Given task:
Will you write out the data exactly, excluding every picture?

Dataset content:

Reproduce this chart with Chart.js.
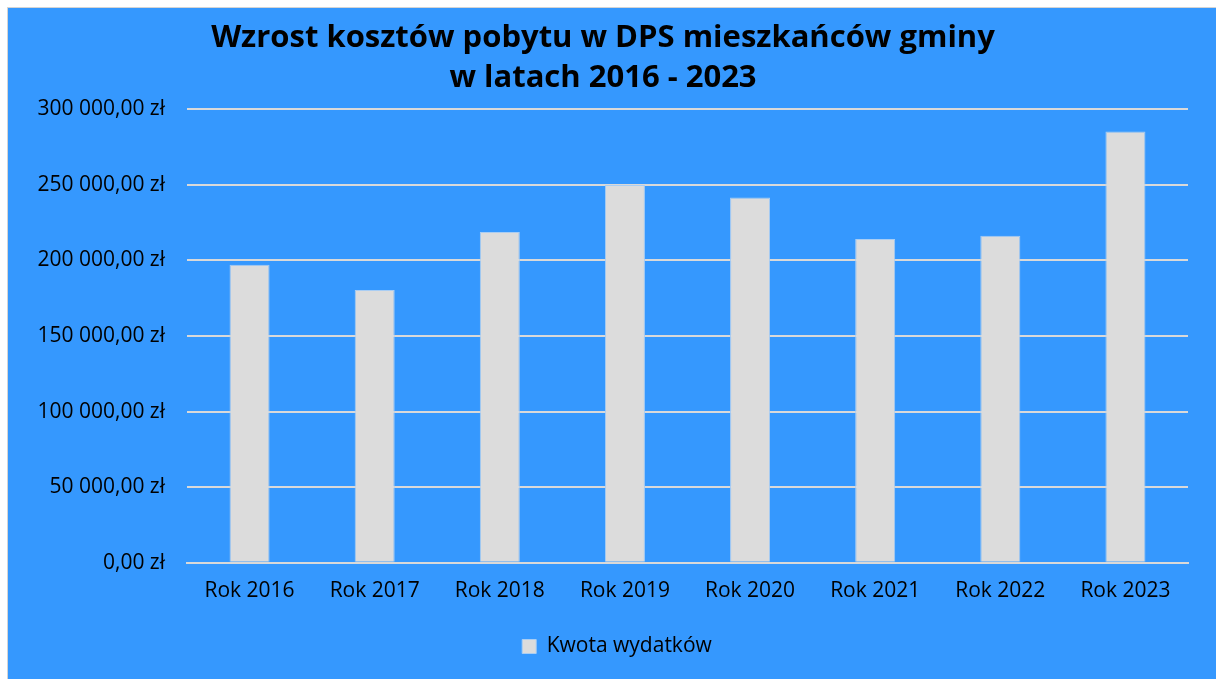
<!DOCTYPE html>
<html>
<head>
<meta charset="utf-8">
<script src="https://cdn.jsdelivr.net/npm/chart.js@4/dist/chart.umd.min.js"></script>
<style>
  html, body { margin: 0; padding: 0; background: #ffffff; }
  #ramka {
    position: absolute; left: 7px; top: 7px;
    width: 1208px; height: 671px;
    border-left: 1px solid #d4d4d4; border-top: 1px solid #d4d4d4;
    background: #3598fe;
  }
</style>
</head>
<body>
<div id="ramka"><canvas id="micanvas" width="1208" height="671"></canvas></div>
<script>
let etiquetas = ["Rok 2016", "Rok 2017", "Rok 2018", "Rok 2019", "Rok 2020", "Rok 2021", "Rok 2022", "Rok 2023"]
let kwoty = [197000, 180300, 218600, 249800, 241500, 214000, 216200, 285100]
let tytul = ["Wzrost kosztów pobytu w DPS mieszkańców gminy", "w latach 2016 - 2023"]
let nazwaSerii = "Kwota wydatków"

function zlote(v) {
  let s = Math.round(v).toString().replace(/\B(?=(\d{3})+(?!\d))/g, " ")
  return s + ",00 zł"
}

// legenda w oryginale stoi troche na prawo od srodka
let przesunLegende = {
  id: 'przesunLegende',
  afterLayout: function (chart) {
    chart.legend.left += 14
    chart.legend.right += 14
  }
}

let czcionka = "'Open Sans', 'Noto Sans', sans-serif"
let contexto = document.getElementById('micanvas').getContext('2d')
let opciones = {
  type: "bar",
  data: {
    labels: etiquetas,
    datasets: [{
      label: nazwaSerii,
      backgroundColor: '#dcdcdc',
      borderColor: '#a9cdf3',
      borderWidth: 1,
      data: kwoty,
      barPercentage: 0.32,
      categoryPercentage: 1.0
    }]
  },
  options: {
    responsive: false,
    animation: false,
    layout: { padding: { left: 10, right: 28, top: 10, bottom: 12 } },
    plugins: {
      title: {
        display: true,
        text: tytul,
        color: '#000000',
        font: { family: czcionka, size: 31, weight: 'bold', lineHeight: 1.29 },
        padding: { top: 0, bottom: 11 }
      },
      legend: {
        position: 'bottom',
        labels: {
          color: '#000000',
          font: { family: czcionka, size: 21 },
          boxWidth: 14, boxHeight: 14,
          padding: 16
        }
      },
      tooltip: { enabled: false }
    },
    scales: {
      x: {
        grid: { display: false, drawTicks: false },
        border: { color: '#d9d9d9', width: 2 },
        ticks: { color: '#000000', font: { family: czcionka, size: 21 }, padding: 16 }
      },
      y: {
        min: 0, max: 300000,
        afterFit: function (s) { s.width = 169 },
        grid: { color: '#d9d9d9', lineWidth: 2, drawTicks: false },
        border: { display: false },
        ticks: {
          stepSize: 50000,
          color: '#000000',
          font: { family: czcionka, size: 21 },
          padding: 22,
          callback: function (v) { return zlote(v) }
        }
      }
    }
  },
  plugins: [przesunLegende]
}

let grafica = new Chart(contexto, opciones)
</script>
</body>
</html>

Final result:
Reproduce this chart with Chart.js.
<!DOCTYPE html>
<html>
<head>
<meta charset="utf-8">
<script src="https://cdn.jsdelivr.net/npm/chart.js@4/dist/chart.umd.min.js"></script>
<style>
  html, body { margin: 0; padding: 0; background: #ffffff; }
  #ramka {
    position: absolute; left: 7px; top: 7px;
    width: 1208px; height: 671px;
    border-left: 1px solid #d4d4d4; border-top: 1px solid #d4d4d4;
    background: #3598fe;
  }
</style>
</head>
<body>
<div id="ramka"><canvas id="micanvas" width="1208" height="671"></canvas></div>
<script>
let etiquetas = ["Rok 2016", "Rok 2017", "Rok 2018", "Rok 2019", "Rok 2020", "Rok 2021", "Rok 2022", "Rok 2023"]
let kwoty = [197000, 180300, 218600, 249800, 241500, 214000, 216200, 285100]
let tytul = ["Wzrost kosztów pobytu w DPS mieszkańców gminy", "w latach 2016 - 2023"]
let nazwaSerii = "Kwota wydatków"

function zlote(v) {
  let s = Math.round(v).toString().replace(/\B(?=(\d{3})+(?!\d))/g, " ")
  return s + ",00 zł"
}

// legenda w oryginale stoi troche na prawo od srodka
let przesunLegende = {
  id: 'przesunLegende',
  afterLayout: function (chart) {
    chart.legend.left += 14
    chart.legend.right += 14
  }
}

let czcionka = "'Open Sans', 'Noto Sans', sans-serif"
let contexto = document.getElementById('micanvas').getContext('2d')
let opciones = {
  type: "bar",
  data: {
    labels: etiquetas,
    datasets: [{
      label: nazwaSerii,
      backgroundColor: '#dcdcdc',
      borderColor: '#a9cdf3',
      borderWidth: 1,
      data: kwoty,
      barPercentage: 0.32,
      categoryPercentage: 1.0
    }]
  },
  options: {
    responsive: false,
    animation: false,
    layout: { padding: { left: 10, right: 28, top: 10, bottom: 12 } },
    plugins: {
      title: {
        display: true,
        text: tytul,
        color: '#000000',
        font: { family: czcionka, size: 31, weight: 'bold', lineHeight: 1.29 },
        padding: { top: 0, bottom: 11 }
      },
      legend: {
        position: 'bottom',
        labels: {
          color: '#000000',
          font: { family: czcionka, size: 21 },
          boxWidth: 14, boxHeight: 14,
          padding: 16
        }
      },
      tooltip: { enabled: false }
    },
    scales: {
      x: {
        grid: { display: false, drawTicks: false },
        border: { color: '#d9d9d9', width: 2 },
        ticks: { color: '#000000', font: { family: czcionka, size: 21 }, padding: 16 }
      },
      y: {
        min: 0, max: 300000,
        afterFit: function (s) { s.width = 169 },
        grid: { color: '#d9d9d9', lineWidth: 2, drawTicks: false },
        border: { display: false },
        ticks: {
          stepSize: 50000,
          color: '#000000',
          font: { family: czcionka, size: 21 },
          padding: 22,
          callback: function (v) { return zlote(v) }
        }
      }
    }
  },
  plugins: [przesunLegende]
}

let grafica = new Chart(contexto, opciones)
</script>
</body>
</html>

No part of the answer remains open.